❖ In this lesson, we have explained how to compute the inverse of a \(4 \times 4\) matrix, which is a precalculus lesson tutorial. The previous lessons showed how to find the inverse of a \(2 \times 2\) and a \(3 \times 3\) matrix.

❖ To find the inverse of a \(4 \times 4\) matrix, you need to write an augmented matrix containing the original matrix and the identity matrix (which has the same size as the original matrix),

Then,

You need to convert the original matrix into the identity matrix using Elementary Row Operations

(Apply Reduced Row Echelon Form (RREF) for the left side of the augmented matrix).

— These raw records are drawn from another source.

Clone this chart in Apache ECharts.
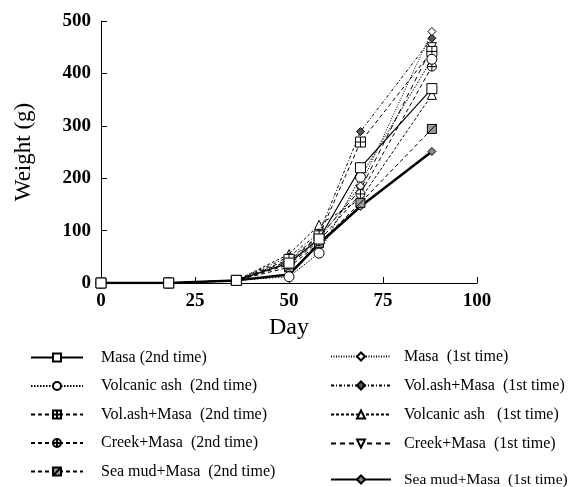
<!DOCTYPE html>
<html><head><meta charset="utf-8">
<script src="https://cdn.jsdelivr.net/npm/echarts@6/dist/echarts.min.js"></script>
<style>html,body{margin:0;padding:0;background:#fff}#c{width:573px;height:487px}</style>
</head><body><div id="c"></div>
<script>
const days = [0, 18, 36, 50, 58, 69, 88];
const xTicks = [0, 25, 50, 75, 100];
const yTicks = [0, 100, 200, 300, 400, 500];
const masa2 = [0, 0, 5, 38, 84, 220, 371];
const volAsh2 = [0, 0, 5, 12, 57, 202, 427];
const volAshMasa2 = [0, 0, 5, 45, 90, 269, 442];
const creekMasa2 = [0, 0, 5, 35, 80, 170, 413];
const seaMud2 = [0, 0, 5, 30, 76, 153, 294];
const masa1 = [0, 0, 5, 40, 85, 185, 480];
const volAshMasa1 = [0, 0, 5, 50, 95, 289, 467];
const volAsh1 = [0, 0, 5, 55, 111, 160, 359];
const creekMasa1 = [0, 0, 5, 42, 88, 178, 450];
const seaMud1 = [0, 0, 5, 16, 75, 146, 251];
const names = ['Masa (2nd time)', 'Volcanic ash  (2nd time)', 'Vol.ash+Masa  (2nd time)', 'Creek+Masa  (2nd time)', 'Sea mud+Masa  (2nd time)',
  'Masa  (1st time)', 'Vol.ash+Masa  (1st time)', 'Volcanic ash   (1st time)', 'Creek+Masa  (1st time)', 'Sea mud+Masa  (1st time)'];
const values = [masa2, volAsh2, volAshMasa2, creekMasa2, seaMud2, masa1, volAshMasa1, volAsh1, creekMasa1, seaMud1];

const SERIF = '"Liberation Serif","Times New Roman",serif';
const gridSq = 'path://M0,0L10,0L10,10L0,10Z M5,0L5,10 M0,5L10,5';
const crossC = 'path://M5,0A5,5 0 1 1 4.99,0Z M5,0L5,10 M0,5L10,5';
const halfSq = 'path://M0,0L10,0L10,10L0,10Z M0,10L10,0';
const styles = [
  {sym: 'rect', size: 10, type: 'solid', w: 1.2, fill: '#fff'},
  {sym: 'circle', size: 10, type: [1.5, 1.5], w: 1, fill: '#fff'},
  {sym: gridSq, size: 10, type: [4, 3], w: 1, fill: '#fff'},
  {sym: crossC, size: 9, type: [4, 3], w: 1, fill: '#fff'},
  {sym: halfSq, size: 9, type: [4, 3], w: 1, fill: '#999'},
  {sym: 'diamond', size: 8, type: [1, 1.5], w: 1, fill: '#fff'},
  {sym: 'diamond', size: 8, type: [3, 2, 1, 2], w: 1, fill: '#555'},
  {sym: 'triangle', size: 9, type: [3, 2], w: 1, fill: '#fff'},
  {sym: 'triangle', size: 9, type: [5, 4], w: 1, fill: '#fff', rot: 180},
  {sym: 'diamond', size: 8, type: 'solid', w: 2.5, fill: '#888'}
];

const series = names.map((n, i) => ({
  name: n, type: 'line',
  data: days.map((d, j) => [d, values[i][j]]),
  symbol: styles[i].sym, symbolSize: styles[i].size, symbolRotate: styles[i].rot || 0,
  lineStyle: {color: '#000', width: styles[i].w, type: styles[i].type},
  itemStyle: {color: styles[i].fill, borderColor: '#000', borderWidth: 1},
  z: 10 - i
}));

const chart = echarts.init(document.getElementById('c'), null, {renderer: 'canvas'});
const legendText = {fontFamily: SERIF, fontSize: 16, lineHeight: 15, color: '#000'};
chart.setOption({
  animation: false,
  backgroundColor: '#fff',
  grid: {left: 101, right: 96, top: 21, bottom: 204, containLabel: false},
  xAxis: {
    type: 'value', min: 0, max: 100, interval: 25,
    name: 'Day', nameLocation: 'middle', nameGap: 32,
    nameTextStyle: {fontFamily: SERIF, fontSize: 24, color: '#000'},
    axisLine: {lineStyle: {color: '#000', width: 1}},
    axisTick: {inside: true, length: 6, lineStyle: {color: '#000'}},
    axisLabel: {fontFamily: SERIF, fontSize: 19, fontWeight: 'bold', color: '#000', margin: 9,
      formatter: v => xTicks.includes(v) ? String(v) : ''},
    splitLine: {show: false}
  },
  yAxis: {
    type: 'value', min: 0, max: 500, interval: 100,
    name: 'Weight (g)', nameLocation: 'middle', nameGap: 66, nameRotate: 90,
    nameTextStyle: {fontFamily: SERIF, fontSize: 23, color: '#000'},
    axisLine: {show: true, lineStyle: {color: '#000', width: 1}},
    axisTick: {show: true, inside: true, length: 6, lineStyle: {color: '#000'}},
    axisLabel: {fontFamily: SERIF, fontSize: 19, fontWeight: 'bold', color: '#000', margin: 10,
      formatter: v => yTicks.includes(v) ? String(v) : ''},
    splitLine: {show: false}
  },
  legend: [
    {orient: 'vertical', left: 25, top: 344.5, height: 170, itemWidth: 52, itemHeight: 10, itemGap: 12.5,
      textStyle: Object.assign({padding: [0, 0, 0, 13]}, legendText), inactiveColor: '#000', data: names.slice(0, 5)},
    {orient: 'vertical', left: 325, top: 343.5, height: 170, itemWidth: 60, itemHeight: 10, itemGap: 13,
      textStyle: Object.assign({padding: [0, 0, 0, 8]}, legendText), inactiveColor: '#000', data: names.slice(5, 9)},
    {orient: 'vertical', left: 325, top: 466.5, height: 30, itemWidth: 60, itemHeight: 10, itemGap: 13,
      textStyle: Object.assign({padding: [0, 0, 0, 8]}, legendText, {fontSize: 15.5}), inactiveColor: '#000', data: names.slice(9)}
  ],
  series: series
});
</script></body></html>
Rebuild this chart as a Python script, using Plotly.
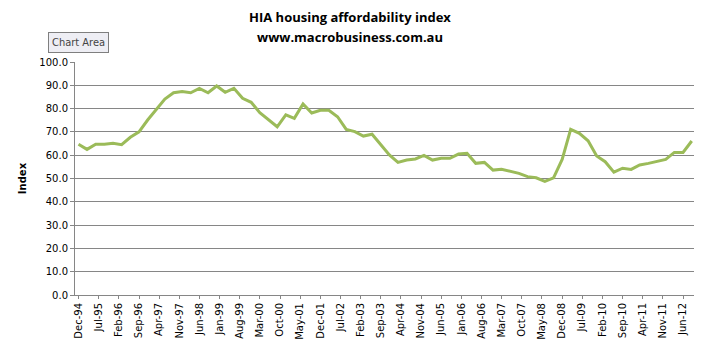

The identity matrix will convert into the inverse of the original matrix as long as you apply the same elementary row operations for the augmented matrix.

❖ Finally, you can confirm or check to see if you have the right answer by

multiplying (the matrix) by (its inverse) and you have to get (the identity matrix).

❖ (The matrix \(A\)) multiplied by (the inverse of the matrix \(A\)) equal to (the identity matrix) of the same size as \(A\),

so, if the inverse of matrix \(A\) exists then

\(A A^{-1} =\) Identity matrix.

❖ Also, we have explained in this lesson that if the inverse of the matrix does not exist (DNE).

Note:

If \(A\) is not a Square Matrix, then the inverse of matrix \(A\) is DNE.

The Square Matrix is a matrix with

the number of rows \(=\) the number of columns.

❖ The number of rows and columns that a matrix has is called its size, order, or dimension.